Mais, malgré la créativité et l’imagination, les textos restaient une communication pauvre et relativement froide. Comment transmettre l’émotion, le coup de cœur, le désir, avec un alignement de caractères d’imprimerie et de sigles ? On était très loin de la lettre d’amour légèrement parfumée, et qui portait la trace d’une larme maladroitement essuyée, chère aux romantiques du dix-neuvième siècle. On n’avait pas la calligraphie de l’être désiré, qui le rendait plus unique encore. La froideur de l’écran ignorait l’intonation d'une voix, le souffle, le murmure, l’éclat de rire ou le soupir plein de promesses.

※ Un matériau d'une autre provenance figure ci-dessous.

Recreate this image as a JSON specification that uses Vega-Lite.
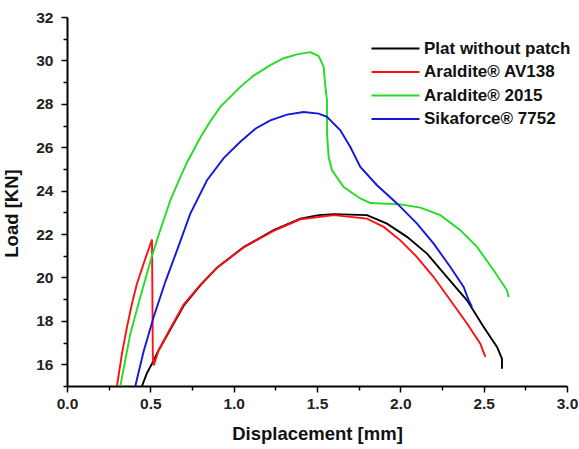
{
  "$schema": "https://vega.github.io/schema/vega-lite/v6.json",
  "width": 500,
  "height": 369,
  "autosize": {"type": "none"},
  "padding": {"left": 67, "top": 17, "right": 12, "bottom": 63},
  "background": "white",
  "config": {"view": {"stroke": null}, "font": "Liberation Sans"},
  "data": {
    "values": [
      {"s": "Plat without patch", "i": 1, "d": 0.45, "l": 15.0},
      {"s": "Plat without patch", "i": 2, "d": 0.48, "l": 15.6},
      {"s": "Plat without patch", "i": 3, "d": 0.51, "l": 16.03},
      {"s": "Plat without patch", "i": 4, "d": 0.55, "l": 16.65},
      {"s": "Plat without patch", "i": 5, "d": 0.62, "l": 17.6},
      {"s": "Plat without patch", "i": 6, "d": 0.7, "l": 18.7},
      {"s": "Plat without patch", "i": 7, "d": 0.8, "l": 19.64},
      {"s": "Plat without patch", "i": 8, "d": 0.9, "l": 20.45},
      {"s": "Plat without patch", "i": 9, "d": 1.06, "l": 21.4},
      {"s": "Plat without patch", "i": 10, "d": 1.24, "l": 22.18},
      {"s": "Plat without patch", "i": 11, "d": 1.4, "l": 22.71},
      {"s": "Plat without patch", "i": 12, "d": 1.51, "l": 22.87},
      {"s": "Plat without patch", "i": 13, "d": 1.6, "l": 22.92},
      {"s": "Plat without patch", "i": 14, "d": 1.8, "l": 22.87},
      {"s": "Plat without patch", "i": 15, "d": 1.92, "l": 22.48},
      {"s": "Plat without patch", "i": 16, "d": 2.04, "l": 21.87},
      {"s": "Plat without patch", "i": 17, "d": 2.16, "l": 21.1},
      {"s": "Plat without patch", "i": 18, "d": 2.28, "l": 20.02},
      {"s": "Plat without patch", "i": 19, "d": 2.4, "l": 18.95},
      {"s": "Plat without patch", "i": 20, "d": 2.5, "l": 17.72},
      {"s": "Plat without patch", "i": 21, "d": 2.58, "l": 16.8},
      {"s": "Plat without patch", "i": 22, "d": 2.61, "l": 16.26},
      {"s": "Plat without patch", "i": 23, "d": 2.61, "l": 15.8},

      {"s": "Araldite® AV138", "i": 1, "d": 0.3, "l": 15.0},
      {"s": "Araldite® AV138", "i": 2, "d": 0.33, "l": 16.5},
      {"s": "Araldite® AV138", "i": 3, "d": 0.36, "l": 17.72},
      {"s": "Araldite® AV138", "i": 4, "d": 0.39, "l": 18.8},
      {"s": "Araldite® AV138", "i": 5, "d": 0.42, "l": 19.72},
      {"s": "Araldite® AV138", "i": 6, "d": 0.47, "l": 20.87},
      {"s": "Araldite® AV138", "i": 7, "d": 0.51, "l": 21.75},
      {"s": "Araldite® AV138", "i": 8, "d": 0.515, "l": 16.3},
      {"s": "Araldite® AV138", "i": 9, "d": 0.52, "l": 15.95},
      {"s": "Araldite® AV138", "i": 10, "d": 0.55, "l": 16.65},
      {"s": "Araldite® AV138", "i": 11, "d": 0.62, "l": 17.65},
      {"s": "Araldite® AV138", "i": 12, "d": 0.7, "l": 18.75},
      {"s": "Araldite® AV138", "i": 13, "d": 0.8, "l": 19.66},
      {"s": "Araldite® AV138", "i": 14, "d": 0.9, "l": 20.45},
      {"s": "Araldite® AV138", "i": 15, "d": 1.06, "l": 21.38},
      {"s": "Araldite® AV138", "i": 16, "d": 1.24, "l": 22.15},
      {"s": "Araldite® AV138", "i": 17, "d": 1.4, "l": 22.68},
      {"s": "Araldite® AV138", "i": 18, "d": 1.6, "l": 22.87},
      {"s": "Araldite® AV138", "i": 19, "d": 1.8, "l": 22.71},
      {"s": "Araldite® AV138", "i": 20, "d": 1.9, "l": 22.33},
      {"s": "Araldite® AV138", "i": 21, "d": 2.0, "l": 21.71},
      {"s": "Araldite® AV138", "i": 22, "d": 2.1, "l": 20.94},
      {"s": "Araldite® AV138", "i": 23, "d": 2.2, "l": 20.02},
      {"s": "Araldite® AV138", "i": 24, "d": 2.3, "l": 18.95},
      {"s": "Araldite® AV138", "i": 25, "d": 2.4, "l": 17.88},
      {"s": "Araldite® AV138", "i": 26, "d": 2.48, "l": 16.95},
      {"s": "Araldite® AV138", "i": 27, "d": 2.51, "l": 16.34},

      {"s": "Araldite® 2015", "i": 1, "d": 0.32, "l": 15.0},
      {"s": "Araldite® 2015", "i": 2, "d": 0.38, "l": 17.41},
      {"s": "Araldite® 2015", "i": 3, "d": 0.44, "l": 19.1},
      {"s": "Araldite® 2015", "i": 4, "d": 0.51, "l": 21.0},
      {"s": "Araldite® 2015", "i": 5, "d": 0.56, "l": 22.2},
      {"s": "Araldite® 2015", "i": 6, "d": 0.62, "l": 23.55},
      {"s": "Araldite® 2015", "i": 7, "d": 0.67, "l": 24.45},
      {"s": "Araldite® 2015", "i": 8, "d": 0.72, "l": 25.3},
      {"s": "Araldite® 2015", "i": 9, "d": 0.8, "l": 26.45},
      {"s": "Araldite® 2015", "i": 10, "d": 0.86, "l": 27.2},
      {"s": "Araldite® 2015", "i": 11, "d": 0.92, "l": 27.86},
      {"s": "Araldite® 2015", "i": 12, "d": 1.04, "l": 28.78},
      {"s": "Araldite® 2015", "i": 13, "d": 1.12, "l": 29.3},
      {"s": "Araldite® 2015", "i": 14, "d": 1.22, "l": 29.78},
      {"s": "Araldite® 2015", "i": 15, "d": 1.3, "l": 30.1},
      {"s": "Araldite® 2015", "i": 16, "d": 1.38, "l": 30.28},
      {"s": "Araldite® 2015", "i": 17, "d": 1.46, "l": 30.38},
      {"s": "Araldite® 2015", "i": 18, "d": 1.51, "l": 30.2},
      {"s": "Araldite® 2015", "i": 19, "d": 1.54, "l": 29.7},
      {"s": "Araldite® 2015", "i": 20, "d": 1.55, "l": 28.8},
      {"s": "Araldite® 2015", "i": 21, "d": 1.56, "l": 28.17},
      {"s": "Araldite® 2015", "i": 22, "d": 1.56, "l": 26.63},
      {"s": "Araldite® 2015", "i": 23, "d": 1.57, "l": 25.55},
      {"s": "Araldite® 2015", "i": 24, "d": 1.59, "l": 24.94},
      {"s": "Araldite® 2015", "i": 25, "d": 1.66, "l": 24.17},
      {"s": "Araldite® 2015", "i": 26, "d": 1.76, "l": 23.64},
      {"s": "Araldite® 2015", "i": 27, "d": 1.82, "l": 23.43},
      {"s": "Araldite® 2015", "i": 28, "d": 2.0, "l": 23.37},
      {"s": "Araldite® 2015", "i": 29, "d": 2.12, "l": 23.22},
      {"s": "Araldite® 2015", "i": 30, "d": 2.24, "l": 22.87},
      {"s": "Araldite® 2015", "i": 31, "d": 2.36, "l": 22.18},
      {"s": "Araldite® 2015", "i": 32, "d": 2.46, "l": 21.41},
      {"s": "Araldite® 2015", "i": 33, "d": 2.56, "l": 20.33},
      {"s": "Araldite® 2015", "i": 34, "d": 2.64, "l": 19.41},
      {"s": "Araldite® 2015", "i": 35, "d": 2.65, "l": 19.1},

      {"s": "Sikaforce® 7752", "i": 1, "d": 0.41, "l": 15.0},
      {"s": "Sikaforce® 7752", "i": 2, "d": 0.46, "l": 16.6},
      {"s": "Sikaforce® 7752", "i": 3, "d": 0.52, "l": 18.18},
      {"s": "Sikaforce® 7752", "i": 4, "d": 0.59, "l": 19.8},
      {"s": "Sikaforce® 7752", "i": 5, "d": 0.66, "l": 21.25},
      {"s": "Sikaforce® 7752", "i": 6, "d": 0.74, "l": 22.94},
      {"s": "Sikaforce® 7752", "i": 7, "d": 0.84, "l": 24.48},
      {"s": "Sikaforce® 7752", "i": 8, "d": 0.94, "l": 25.5},
      {"s": "Sikaforce® 7752", "i": 9, "d": 1.04, "l": 26.25},
      {"s": "Sikaforce® 7752", "i": 10, "d": 1.13, "l": 26.85},
      {"s": "Sikaforce® 7752", "i": 11, "d": 1.22, "l": 27.24},
      {"s": "Sikaforce® 7752", "i": 12, "d": 1.32, "l": 27.5},
      {"s": "Sikaforce® 7752", "i": 13, "d": 1.42, "l": 27.62},
      {"s": "Sikaforce® 7752", "i": 14, "d": 1.51, "l": 27.55},
      {"s": "Sikaforce® 7752", "i": 15, "d": 1.56, "l": 27.4},
      {"s": "Sikaforce® 7752", "i": 16, "d": 1.64, "l": 26.78},
      {"s": "Sikaforce® 7752", "i": 17, "d": 1.7, "l": 26.01},
      {"s": "Sikaforce® 7752", "i": 18, "d": 1.76, "l": 25.09},
      {"s": "Sikaforce® 7752", "i": 19, "d": 1.86, "l": 24.25},
      {"s": "Sikaforce® 7752", "i": 20, "d": 1.98, "l": 23.41},
      {"s": "Sikaforce® 7752", "i": 21, "d": 2.1, "l": 22.48},
      {"s": "Sikaforce® 7752", "i": 22, "d": 2.2, "l": 21.56},
      {"s": "Sikaforce® 7752", "i": 23, "d": 2.3, "l": 20.48},
      {"s": "Sikaforce® 7752", "i": 24, "d": 2.38, "l": 19.56},
      {"s": "Sikaforce® 7752", "i": 25, "d": 2.41, "l": 18.95},
      {"s": "Sikaforce® 7752", "i": 26, "d": 2.43, "l": 18.64}
    ]
  },
  "mark": {"type": "line", "strokeWidth": 1.9, "clip": true},
  "encoding": {
    "x": {
      "field": "d",
      "type": "quantitative",
      "scale": {"domain": [0, 3], "nice": false},
      "axis": {
        "title": "Displacement [mm]",
        "values": [0, 0.25, 0.5, 0.75, 1, 1.25, 1.5, 1.75, 2, 2.25, 2.5, 2.75, 3],
        "labelExpr": "datum.value % 0.5 === 0 ? format(datum.value, '.1f') : ''",
        "tickSize": {"condition": {"test": "datum.value % 0.5 === 0", "value": 6}, "value": 4},
        "grid": false,
        "domainColor": "#000000",
        "domainWidth": 2,
        "tickColor": "#000000",
        "tickWidth": 1.5,
        "labelFontSize": 15.5,
        "labelFontWeight": "bold",
        "labelColor": "#222222",
        "labelPadding": 4,
        "labelFlush": false,
        "labelOverlap": false,
        "titleFontSize": 18.5,
        "titleFontWeight": "bold",
        "titleColor": "#111111",
        "titlePadding": 13
      }
    },
    "y": {
      "field": "l",
      "type": "quantitative",
      "scale": {"domain": [15, 32], "nice": false, "zero": false},
      "axis": {
        "title": "Load [KN]",
        "values": [15, 16, 17, 18, 19, 20, 21, 22, 23, 24, 25, 26, 27, 28, 29, 30, 31, 32],
        "labelExpr": "datum.value % 2 === 0 ? datum.value : ''",
        "tickSize": {"condition": {"test": "datum.value % 2 === 0", "value": 6}, "value": 4},
        "grid": false,
        "domainColor": "#000000",
        "domainWidth": 2,
        "tickColor": "#000000",
        "tickWidth": 1.5,
        "labelFontSize": 15.5,
        "labelFontWeight": "bold",
        "labelColor": "#222222",
        "labelPadding": 8,
        "labelFlush": false,
        "labelOverlap": false,
        "titleFontSize": 18.5,
        "titleFontWeight": "bold",
        "titleColor": "#111111",
        "titleAngle": 270,
        "titleBaseline": "alphabetic",
        "titleAlign": "center",
        "titleX": -50,
        "titleY": 196
      }
    },
    "color": {
      "field": "s",
      "type": "nominal",
      "scale": {
        "domain": ["Plat without patch", "Araldite® AV138", "Araldite® 2015", "Sikaforce® 7752"],
        "range": ["#000000", "#ff1010", "#22dd22", "#1515e0"]
      },
      "legend": {
        "title": null,
        "orient": "none",
        "legendX": 320,
        "legendY": 23,
        "padding": 0,
        "symbolType": "M-6.4,0H6.4",
        "symbolSize": 56.25,
        "symbolStrokeWidth": 2,
        "labelFontSize": 17,
        "labelFontWeight": "bold",
        "labelColor": "#111111",
        "labelOffset": 20,
        "rowPadding": 5.5,
        "labelLimit": 300
      }
    },
    "order": {"field": "i", "type": "quantitative"}
  }
}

Que faire ? Il y avait bien sûr les émoticônes, dont l’invention remonte à 1963. Mais même si l’assemblage de quelques signes typographiques bien choisis permettait l’expression de quelques émotions, l’exercice restait acrobatique et un peu froid. Et puis, en 1997 apparurent les premiers émojis.
Enfin, la couleur, la forme, la surprise donnaient du corps aux petits messages. L’émotion surgissait, le sous-entendu devenait possible. Les émojis permettaient de créer une signature personnelle, condensaient quelque chose de nos désirs, de nos goûts, de notre sensibilité. L’écriture prenait une nouvelle forme et parlait de notre humeur, de nos appartenances, de nos singularités. L’inattendu était au coin du clavier, et avec lui, la présence de l’autre, la rencontre entre deux personnes.
Un nouveau langage s’inventait et vivait d’un message à l’autre.”